Innkeeper to serve workers
An office dedicated to improving the education and training of workers is being set up by the Qualifications and Curriculum Authority.
The organisation will be headed up by Mary Curnock Cook, former chief executive of the British Institute of Innkeepers - a role in which she quickly gained a track-record of increasing the number of people training for qualifications.
Ken Boston, QCA chief executive, sees work-based training as a growth area and regards the division's creation as part of a wider drive to simplify the myriad qualifications presently in place.
His team is also looking at the structure of national vocational qualifications and opportunities to create more "unitised" exams. The aim is to identify transferable skills so they can count towards different qualifications to avoid duplication.
The new division, as well as having a presence at the quango's headquarters in Piccadilly, London, will also operate through local offices in an attempt to make the organisation "more visible" around the country.
There are expected to be fewer offices than the Learning and Skills Council's 47, and the areas covered will be closer in size to those of the regional development agencies.
Dr Boston said Ms Curnock Cook will bring valuable experience of industry to her new role.

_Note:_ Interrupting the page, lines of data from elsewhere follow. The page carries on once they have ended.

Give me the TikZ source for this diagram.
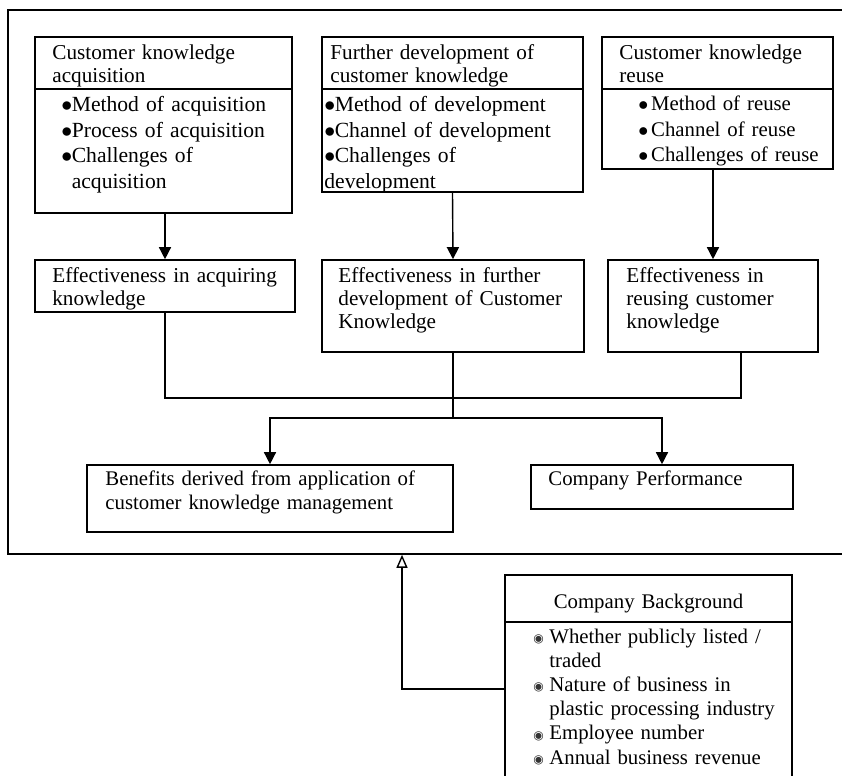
\documentclass[tikz,border=0pt]{standalone}
\usepackage{fontspec}
\setmainfont{Liberation Serif}
\newfontfamily\symfont{DejaVu Sans}
\usetikzlibrary{positioning,fit,arrows.meta}

\tikzset{
  frame/.style={draw, line width=0.8pt, inner sep=0pt},
  txt/.style={anchor=base west, inner sep=0pt, align=left, text width=200pt},
  hd/.style={txt, font=\fontsize{10.6}{11.5}\selectfont},
  bl/.style={txt, font=\fontsize{10.8}{12.75}\selectfont},
  ef/.style={txt, font=\fontsize{10.6}{11.5}\selectfont},
  lo/.style={txt, font=\fontsize{10.4}{12.1}\selectfont},
  conn/.style={line width=0.7pt},
  arr/.style={conn, -{Triangle[length=6pt,width=6pt]}},
  hollow/.style={conn, -{Triangle[open,length=6.5pt,width=5.5pt]}}
}
\newcommand{\bul}[1][5.2pt]{\makebox[#1][l]{$\bullet$}}
\newcommand{\cbul}{\makebox[8pt][l]{\raisebox{0.3pt}{\symfont\fontsize{6}{6}\selectfont\textcolor{black!80}{◉}}}}

\begin{document}
\begin{tikzpicture}[x=0.5pt, y=-0.5pt]
\useasboundingbox (0,0) rectangle (842,776);

% --- FRAMES: name/x0/y0/x1/y1 (pixel units) ---
\foreach \nm/\xa/\ya/\xb/\yb in {%
  outer/8/10/846/554,%
  acqH/35/37/292/89, acqB/35/89/292/213,%
  devH/322/37/583/89, devB/322/89/583/192,%
  reuH/602/37/833/89, reuB/602/89/833/169,%
  effA/35/260/295/312, effB/322/260/584/352, effC/608/260/818/352,%
  ben/87/465/453/532, perf/531/465/793/509,%
  bgH/505/575/792/622, bgB/505/622/792/780%
} {
  \node[frame, fit={(\xa,\ya) (\xb,\yb)}] (\nm) {};
}

% --- TOP BOXES: headers ---
\node[hd] (acqHt) at (52,60) {Customer knowledge\\acquisition};
\node[hd] (devHt) at (330,60) {Further development of\\customer knowledge};
\node[hd] (reuHt) at (619,60) {Customer knowledge\\reuse};

% --- TOP BOXES: bullet lists ---
\node[bl] (acqBt) at (61,112)
  {\bul Method of acquisition\\\bul Process of acquisition\\
   \bul Challenges of\\\hspace*{5.2pt}acquisition};
\node[bl] (devBt) at (324,112)
  {\bul Method of development\\\bul Channel of development\\
   \bul Challenges of\\development};
\node[bl, font=\fontsize{10.4}{12.6}\selectfont] (reuBt) at (638,111)
  {\bul[6.4pt]Method of reuse\\\bul[6.4pt]Channel of reuse\\
   \bul[6.4pt]Challenges of reuse};

% --- EFFECTIVENESS ---
\node[ef] (effAt) at (52,282) {Effectiveness in acquiring\\knowledge};
\node[ef] (effBt) at (338,282)
  {Effectiveness in further\\development of Customer\\Knowledge};
\node[ef] (effCt) at (626,282) {Effectiveness in\\reusing customer\\knowledge};

% --- OUTCOMES ---
\node[lo] (bent) at (105,485)
  {Benefits derived from application of\\customer knowledge management};
\node[lo] (perft) at (548,485) {Company Performance};

% --- COMPANY BACKGROUND ---
\node[lo, anchor=base, align=center, text width=140pt] (bgHt) at (648.5,608)
  {Company Background};
\node[lo] (bgBt) at (533,643)
  {\cbul Whether publicly listed /\\\hspace*{8pt}traded\\
   \cbul Nature of business in\\\hspace*{8pt}plastic processing industry\\
   \cbul Employee number\\\cbul Annual business revenue};

% --- ARROWS ---
\draw[arr] (acqB.south -| effA.north) -- (effA.north);
\draw[arr] (devB.south) -- (effB.north);
\draw[arr] (reuB.south -| effC.north) -- (effC.north);

\coordinate (split) at (453,418);
\draw[conn] (effA.south) -- ++(0,85) -| ([xshift=14pt]effC.south);
\draw[conn] (effB.south) -- (split);
\draw[arr] (split) -| (ben.north);
\draw[arr] (split) -| (perf.north);

\coordinate (bgTurn) at (402,689);
\draw[hollow] (bgB.west |- bgTurn) -- (bgTurn) -- (bgTurn |- outer.south);

\end{tikzpicture}
\end{document}
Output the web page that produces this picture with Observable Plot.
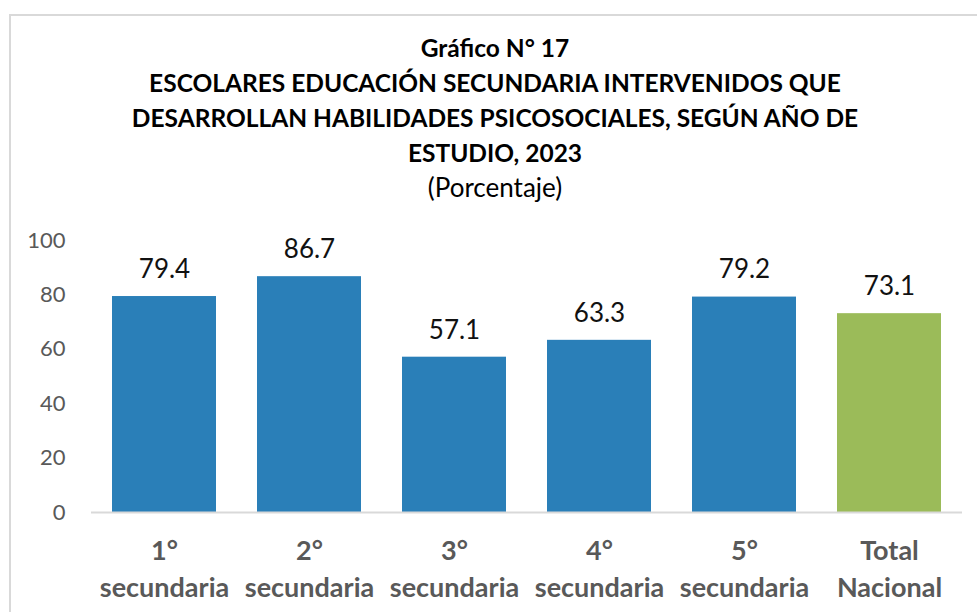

He said: "During her tenure, the licensed retail industry underwent substantial reform and in the process the institute became a successful and well-respected organisation. It also took on ambitious projects such as changing the nation's perception of the industry and introducing social responsibility to members.
"Mary has been employed to affect a radical change in the recognition and provision of vocational qualifications."
Ms Curnock Cook was at the innkeepers institute from 1994 to 2001. Under her leadership, the organisation was responsible for 22 qualifications, ranging from licence application to career development, which were run by its awarding body.
She increased membership by 60 per cent and saw the take-up of qualifications among staff in the pub trade increase from 5,000 a year to 5,000 a month. She was awarded the OBE for services to training in hospitality and tourism in 2000.
The QCA is likely to take an increasingly hands-off approach to the vocational sector, reducing the lead-in time between new qualifications being proposed and accepted.
Dr Boston sees awarding bodies being able to accredit their own qualifications, without the need for the QCA to assess each new qualification as it is proposed.
Every government-recognised vocational qualification comes with the QCA stamp. In future, this would continue but awarding bodies' qualifications could be approved en bloc.
The light-touch approach echoes attempts to lighten the audit burden in further education colleges. Awarding bodies would be put through a "risk analysis", based partly on their track record. Once they have been approved, the current root-and-branch assessment of new qualifications by the QCA would be dropped as it takes up an "auditor's role" instead, Dr Boston explained.
He said: "We are looking at the idea of awarding bodies accrediting their own qualifications and we quality control that."
A key requirement of qualifications will continue to be that they provide building blocks on which further training can be based.
Dr Boston said: "A good-quality qualification is one that prepares you for further learning."